Enquanto as empresas se mantém discretas, a Associação das Empresas de internet publicou uma nota afirmando que vai trabalhar com o órgão regulador das comunicações dos EUA (FCC, na sigla em inglês) para “proteger a liberdade na internet, adotar inovação e crescimento econômico e empoderar usuários”.
Já o presidente da FCC declarou que a vai trabalhar para que o interesse público não seja desconsiderado. Alguns analistas acreditam que mesmo que a FCC não consiga inverter o cenário, o próprio mercado não permitirá a imposição de taxas pesadas nesses serviços.
A Corte de Apelações do Distrito de Columbia concluiu que a norma de neutralidade, publicada ao lado de outras regras pela Comissão Federal de Comunicações, beneficia um grupo que “busca proteção contra as forças do mercado” e, sendo assim, a FCC “não tem autoridade para conceder tal favor”. A neutralidade é o princípio que garante que nenhum conteúdo será discriminado pelos provedores de conexão, inibindo modelos de negócio como a de venda de pacotes de internet para acesso exclusivo de algumas aplicações.
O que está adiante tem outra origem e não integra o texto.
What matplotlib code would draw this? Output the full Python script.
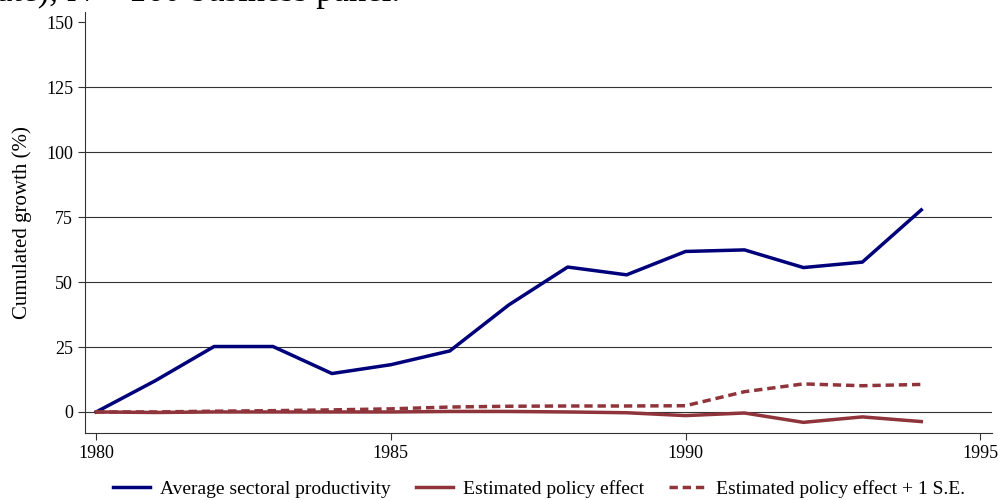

Na decisão, a corte opina que os consumidores “têm opção”. “Eles podem ir para outro provedor de internet se eles quiserem acessar algum provedor de conteúdo [aplicações web como Gmail, Facebook ou Skype, por exemplo] específico ou se suas conexões a um serviço específico for prejudicada.”
Em 2010, a FCC publicou o documento “Normas da Internet Aberta” (tradução livre de “Open Internet Order”) estabelecendo três princípios básicos: transparência (todos os provedores de banda larga deveriam publicar suas informações de serviço), não bloqueio (de qualquer conteúdo), não discriminação sem fundamento de conteúdo (neutralidade de rede).
A reação da corte americana surgiu após ação movida pela operadora americana Verizon, que teve a sua classificação alterada (de provedora de banda larga para provedor de serviços de informação) pela FCC, em uma tentativa de enquadrá-la fora do conjunto de regras comuns às empresas de telecomunicações, porém sob o conjunto de regras previstos na Open Internet Order.
Para Carlos Affonso, diretor do Instituto de Tecnologia e Sociedade, a decisão não representa uma derrota à neutralidade de rede. “Trata-se de uma questão de competência. O interessante agora será ver se a FCC vai querer recorrer ou reescrever seus termos”, diz, lembrando um discurso recente do presidente da Comissão, Tom Wheeler (foto), declarando não ver problema de operadoras cobrarem a mais de serviços “pesados”, como o Netflix, caso queira garantir tráfego de dados mais rápido a seus usuários. Ainda ontem, dois membros da Comissão se manifestaram ponderando se não seria o momento de a FCC começar a acatar os “nãos” que recebe da corte e “se abster de qualquer nova tentativa de ditar como provedores de banda larga gerenciam suas redes”.
Brasil
“É como se a Anatel determinasse que as operadoras agora devem respeitar a neutralidade”, disse Paulo Rená, advogado envolvido na criação do Partido Pirata do Brasil e do projeto do Marco Civil da Internet. Rená lembra que no Brasil a tentativa de instituir o princípio vem por meio de lei e não de norma de agência reguladora. Para Affonso a conclusão da corte americana não afeta em nada as determinações do Marco Civil por aqui. “Nas razões que decidiram lá, há pouco impacto no debate do Marco Civil. A discussão é sobre competência e não sobre neutralidade de rede”, afirmou.
“A decisão dos EUA só reforça a necessidade de se garantir a neutralidade da rede por lei e não por uma norma inferior, como um regulamento”, diz o deputado Alessandro Molon (PT-RJ), relator do Marco Civil.